In a letter to the prime minister, Sir Keir Starmer says the events “shone a spotlight on the racism” experienced by black and minority ethnic communities.
He also sought reassurance that UK exports were not being used in “the suppression of democratic rights”.
Mr Johnson has said he was “appalled” by what happened to Mr Floyd.
Speaking at a press conference on Wednesday the prime minister said: “My message to President Trump, to everybody in the United States from the UK is that… racism, racist violence has no place in our society.”
A video showing Mr Floyd, 46, being arrested on 25 May in Minneapolis and a white police officer continuing to kneel on his neck even after he pleaded that he could not breathe has triggered protests across the US and the world, including in the UK.
On Wednesday, thousands marched in London in a demonstration organised by the Black Lives Matter group.
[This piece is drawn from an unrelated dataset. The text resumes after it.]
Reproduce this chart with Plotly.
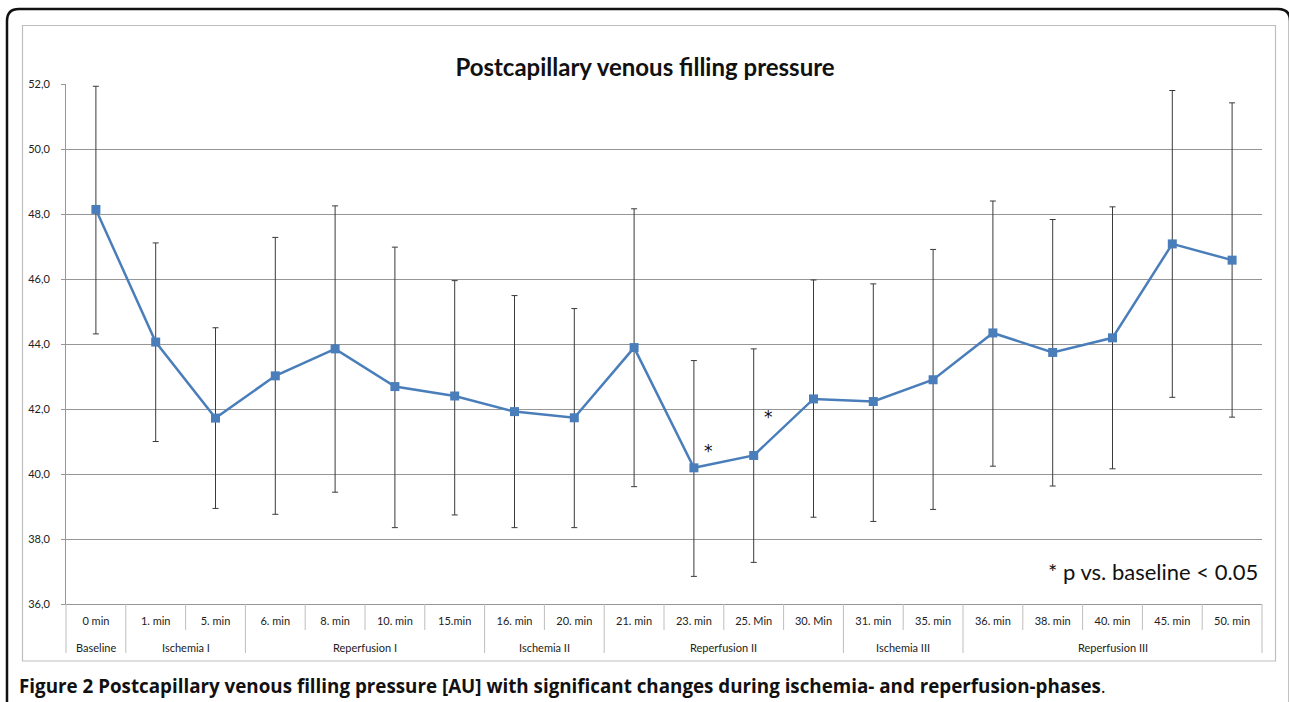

Writing to Mr Johnson, Sir Keir said he was angered by Mr Floyd’s death and “the response of US authorities to peaceful protest”,
He said the UK has “a moral obligation to speak out” in defence of human rights and the “fundamental democratic right to protest”.
He also asked the PM if his government had raised concerns with the US about the treatment of peaceful protesters; how the government would ensure UK exports are not being used “in the suppression of democratic rights” and what steps the government were taking to reassure black communities in the UK.
He said the death of George Floyd had “justifiably prompted anger and a burning desire for fundamental change”.
“The UK must be clear in showing that we understand this frustration and that we are ready to stand together with those who seek to tackle the injustice and inequality that remains within all our societies.”
‘Lack of moral leadership’
During a radio interview First Minister of Scotland Nicola Sturgeon, when asked if President Trump was a racist, said: “I think sometimes it’s hard to not conclude that, and what I always say when I’m asked questions that that is I can’t see inside his head.
“But I do know that the language you use and how you express yourself matters and if you don’t want to be accused of racism then don’t use racist language, don’t sound as if you are equating people who protest against racism with people who take to the streets in order to try to perpetrate racist values and attitudes.”
She also suggested the US president was “displaying a lack of leadership, perhaps, a lack of moral leadership”.
Meanwhile, Labour MP Dawn Butler has organised a cross party letter urging the government to halt the sale of tear gas, rubber bullets, and riot shields to the US.
Asked about the subject in the House of Commons, equalities minister Kemi Badenoch said: “Like all right-minded people, regardless of their race, I was profoundly disturbed by the brutal murder of George Floyd at the hands of the police.
“During these moments of heightened racial tension, we must not pander to anyone who seeks to inflame those tensions.
“Instead we must work together to improve the lives of people from BME communities.”